On sait que, même si c’est parfois inconscient, l’ombre de New Order plane toujours sur tes disques. As-tu réfléchi à leur approche de la musique électronique/guitares pour Have We Met ?
New Order fait partie de moi. Quand j’écoute le New Order du début des 80s, leur musique me paraît organique et humaine. Même les remixes. Have We Met n’a rien de tout ça. C’était volontaire. Je voulais que l’album sonne digital. John voulait que l’album donne l’impression d’avoir été mixé sur un ipad. Du haut de mes quarante-sept ans, ça me paraît complètement dingue. C’en encore pire pour lui qui a passé la cinquantaine (rires). Je suis un fan hardcore de New Order, pourtant je ne connaissais rien de ce qu’ils ont sorti depuis vingt-cinq ans. Pendant l’enregistrement de l’album, je me suis dit : en tant qu’homme d’âge mûr, il est temps que je m’intéresse à ce qu’ils ont produit au même âge que moi. Pour m’ouvrir les yeux. L’histoire des musiciens considérés comme sérieux ne s’aventure jamais dans ce type de musique. On retient toujours les chanteurs de folk ou de blues. C’est comme si les musiciens new wave n’avaient plus le droit de vieillir à partir d’un certain âge. Ça me rend nerveux, car j’ai l’impression de saboter ma musique si je n’utilise pas de guitare acoustique, ou si je ne deviens pas chanteur de cabaret. C’est sans doute mieux, car je suis un très mauvais guitariste. Bref, j’ai paniqué en écoutant le mix final. Je me suis demandé si je pouvais sortir ce genre d’album new wave à l’approche de la cinquantaine. Et puis j’ai écouté mon instinct, car c’est ce qui compte le plus pour moi. J’ai toujours entretenu un complexe entre le type d’auteur / compositeur et je devrais être et la musique qui m’attire. Ça résume bien l’histoire de Destroyer. Des paroles sombres sur une musique mélodique, parfois joyeuse, parfois mélancolique.
Tu te présentes en crooner sur la pochette de Have We Met. Pourquoi cette idée ?
Je voulais accentuer le côté personnel de l’album. Je savais qu’il serait considéré soit comme new wave, soit comme une sorte de techno pop à la sauce 90s.

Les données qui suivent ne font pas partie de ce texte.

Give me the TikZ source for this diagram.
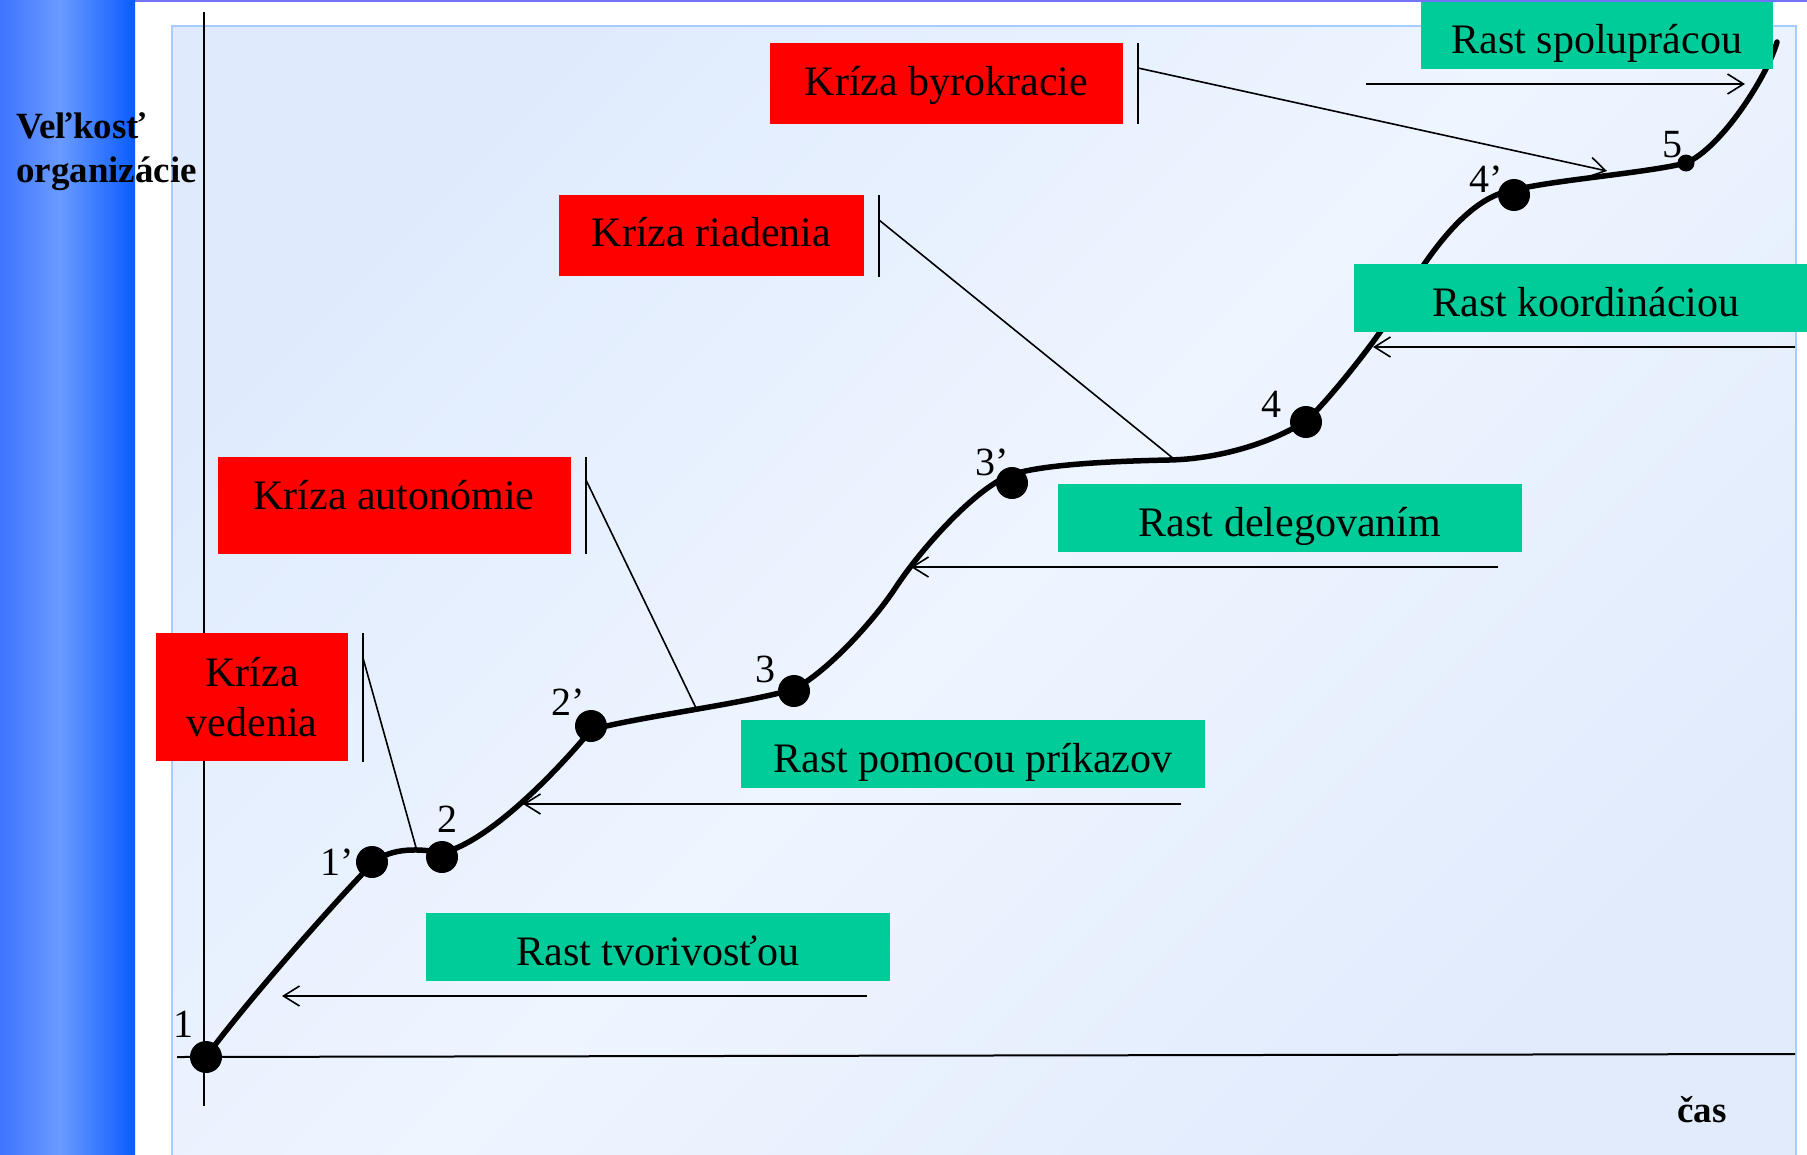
\documentclass[tikz,border=0pt]{standalone}
\usepackage{fontspec}
\setmainfont{Liberation Serif}
\usetikzlibrary{arrows.meta}

\definecolor{critred}{RGB}{255,0,0}
\definecolor{growgreen}{RGB}{0,204,153}
\definecolor{barA}{RGB}{62,116,255}
\definecolor{barB}{RGB}{106,155,255}
\definecolor{barC}{RGB}{10,92,255}
\definecolor{panelA}{RGB}{223,235,253}
\definecolor{panelB}{RGB}{238,245,255}
\definecolor{panelC}{RGB}{225,235,252}
\definecolor{panelEdge}{RGB}{166,205,255}
\definecolor{topRule}{RGB}{115,115,245}

\tikzset{
  crisis/.style={fill=critred, inner sep=0pt, text depth=0pt,
    font=\fontsize{42pt}{50pt}\selectfont},
  growth/.style={fill=growgreen, inner sep=0pt, text height=36pt, text depth=0pt,
    minimum height=68pt, font=\fontsize{42pt}{50pt}\selectfont},
  dot/.style={circle, fill=black, inner sep=0pt, minimum size=32pt},
  smalldot/.style={circle, fill=black, inner sep=0pt, minimum size=17pt},
  ptlabel/.style={anchor=base, inner sep=0pt, font=\fontsize{40pt}{48pt}\selectfont},
  axislabel/.style={inner sep=0pt, font=\bfseries\fontsize{37pt}{44pt}\selectfont},
  axisline/.style={line width=2pt},
  thinline/.style={line width=1.6pt},
  growtharrow/.style={line width=1.6pt, -{Straight Barb[length=16pt,width=20pt,line width=1.6pt]}},
  growthcurve/.style={line width=5.5pt, line cap=round, line join=round},
}

\begin{document}
\begin{tikzpicture}[x=1pt, y=-1pt]
\clip (0,0) rectangle (1807,1154);

% page background and the blue side band
\fill[white] (0,0) rectangle (1807,1154);
\shade[left color=barA, right color=barB] (0,0) rectangle (60,1154);
\shade[left color=barB, right color=barC] (60,0) rectangle (135,1154);

% light chart panel, lighter along its middle diagonal
\shade[left color=panelA, right color=panelC, middle color=panelB, shading angle=45]
  (172,26) rectangle (1796,1170);
\draw[panelEdge, line width=2pt] (172,26) rectangle (1796,1170);

% axes
\coordinate (yTop) at (204,12);
\coordinate (yBot) at (204,1106);
\coordinate (xLeft) at (177,1057);
\coordinate (xRight) at (1795,1054);
\draw[axisline] (yTop) -- (yBot);
\draw[axisline] (xLeft) -- (xRight);

% growth-phase arrows
\coordinate (tvoS) at (867,996);   \coordinate (tvoT) at (282,996);
\coordinate (priS) at (1181,804);  \coordinate (priT) at (523,804);
\coordinate (delS) at (1498,567);  \coordinate (delT) at (911,567);
\coordinate (korS) at (1795,347);  \coordinate (korT) at (1373,347);
\coordinate (spoS) at (1366,84);   \coordinate (spoT) at (1745,84);
\draw[growtharrow] (tvoS) -- (tvoT);
\draw[growtharrow] (priS) -- (priT);
\draw[growtharrow] (delS) -- (delT);
\draw[growtharrow] (korS) -- (korT);
\draw[growtharrow] (spoS) -- (spoT);

% crisis brackets and leaders
\coordinate (vedTop) at (363,633);  \coordinate (vedBot) at (363,762);
\coordinate (vedJoin) at (363,658); \coordinate (vedEnd) at (417,851);
\coordinate (autTop) at (586,457);  \coordinate (autBot) at (586,554);
\coordinate (autJoin) at (586,480); \coordinate (autEnd) at (697,710);
\coordinate (riaTop) at (879,195);  \coordinate (riaBot) at (879,277);
\coordinate (riaJoin) at (879,220); \coordinate (riaEnd) at (1174,459);
\coordinate (byrTop) at (1138,43);  \coordinate (byrBot) at (1138,124);
\coordinate (byrJoin) at (1138,68); \coordinate (byrEnd) at (1607,171);
\draw[thinline] (vedTop) -- (vedBot);
\draw[thinline] (vedJoin) -- (vedEnd);
\draw[thinline] (autTop) -- (autBot);
\draw[thinline] (autJoin) -- (autEnd);
\draw[thinline] (riaTop) -- (riaBot);
\draw[thinline] (riaJoin) -- (riaEnd);
\draw[thinline] (byrTop) -- (byrBot);
\draw[growtharrow] (byrJoin) -- (byrEnd);

% organisation growth curve, through the phase points
\coordinate (c1)  at (206,1057);
\coordinate (c1b) at (372,864);
\coordinate (c2)  at (442,853);
\coordinate (c2b) at (591,730);
\coordinate (c3)  at (794,689);
\coordinate (m3)  at (896,587);
\coordinate (c3b) at (1008,476);
\coordinate (m4)  at (1169,460);
\coordinate (c4)  at (1306,421);
\coordinate (m5)  at (1400,302);
\coordinate (c4b) at (1514,190);
\coordinate (c5)  at (1686,163);
\coordinate (cE)  at (1777,42);
\draw[growthcurve] (c1)
  .. controls +(40,-55) and +(-30,30) .. (c1b)
  .. controls +(18,-18) and +(-18,-4) .. (c2)
  .. controls +(50,-12) and +(-28,34) .. (c2b)
  .. controls +(40,-12) and +(-45,14) .. (c3)
  .. controls +(30,-15) and +(-25,38) .. (m3)
  .. controls +(25,-38) and +(-35,15) .. (c3b)
  .. controls +(30,-12) and +(-50,1) .. (m4)
  .. controls +(50,-1) and +(-35,22) .. (c4)
  .. controls +(22,-20) and +(-22,37) .. (m5)
  .. controls +(30,-50) and +(-45,6) .. (c4b)
  .. controls +(40,-10) and +(-40,10) .. (c5)
  .. controls +(35,-15) and +(-10,35) .. (cE);

% phase points
\node[dot] (d1)  at (206,1057) {};
\node[dot] (d1b) at (372,862) {};
\node[dot] (d2)  at (442,857) {};
\node[dot] (d2b) at (591,726) {};
\node[dot] (d3)  at (794,691) {};
\node[dot] (d3b) at (1012,483) {};
\node[dot] (d4)  at (1306,422) {};
\node[dot] (d4b) at (1514,195) {};
\node[smalldot] (d5) at (1686,163) {};

\node[ptlabel] (l1)  at (183,1037) {1};
\node[ptlabel] (l1b) at (337,875) {1’};
\node[ptlabel] (l2)  at (447,832) {2};
\node[ptlabel] (l2b) at (568,715) {2’};
\node[ptlabel] (l3)  at (765,682) {3};
\node[ptlabel] (l3b) at (992,475) {3’};
\node[ptlabel] (l4)  at (1271,417) {4};
\node[ptlabel] (l4b) at (1486,192) {4’};
\node[ptlabel] (l5)  at (1672,157) {5};

% crisis boxes
\node[crisis, align=center, minimum width=192pt, minimum height=128pt]
  (kVed) at (252,697) {Kríza\\vedenia};
\node[crisis, text height=8pt, minimum width=353pt, minimum height=97pt]
  (kAut) at (394,505) {Kríza autonómie};
\node[crisis, text height=23pt, minimum width=305pt, minimum height=81pt]
  (kRia) at (711.5,235.3) {Kríza riadenia};
\node[crisis, text height=23pt, minimum width=353pt, minimum height=81pt]
  (kByr) at (946.5,83.5) {Kríza byrokracie};

% growth boxes
\node[growth, minimum width=464pt] (gTvo) at (658,947) {Rast tvorivosťou};
\node[growth, minimum width=464pt] (gPri) at (973,754) {Rast pomocou príkazov};
\node[growth, minimum width=464pt] (gDel) at (1290,518) {Rast delegovaním};
\node[growth, minimum width=464pt] (gKor) at (1586,298) {Rast koordináciou};
\node[growth, minimum width=352pt] (gSpo) at (1597,35) {Rast spoluprácou};

% axis titles
\node[axislabel, anchor=base west] (yTitleA) at (16,138) {Veľkosť};
\node[axislabel, anchor=base west] (yTitleB) at (16,182) {organizácie};
\node[axislabel, anchor=base] (xTitle) at (1702,1122) {čas};

% thin rule along the top edge
\draw[topRule, line width=2pt] (135,1) -- (1807,1);
\end{tikzpicture}
\end{document}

Mais c’est aussi un album de vocaliste. C’est quelque chose que je fais depuis un moment maintenant. Sur la pochette, je me présente comme un chanteur vieillissant dont on pourrait trouver les albums dans le même bac que ceux de Tony Bennett chez un disquaire. Je me suis donc offert une pochette à la Tony Bennett. Je voulais un joli micro sur la couverture car c’est ce dans quoi les chanteurs chantent. Je voulais aussi donner l’impression que je suis en train de chanter. J’ai hésité à utiliser cette photo. Je me suis dit : veux-tu que Destroyer soit perçu de la sorte ? J’aime que mes idées me rendent nerveuses. Ça veut dire qu’elles sont soit horribles soit excellentes. Mais je suis certain que les gens ne vont pas comprendre et croire que j’ai tenté de copier une pochette de Kylie Minogue (rires).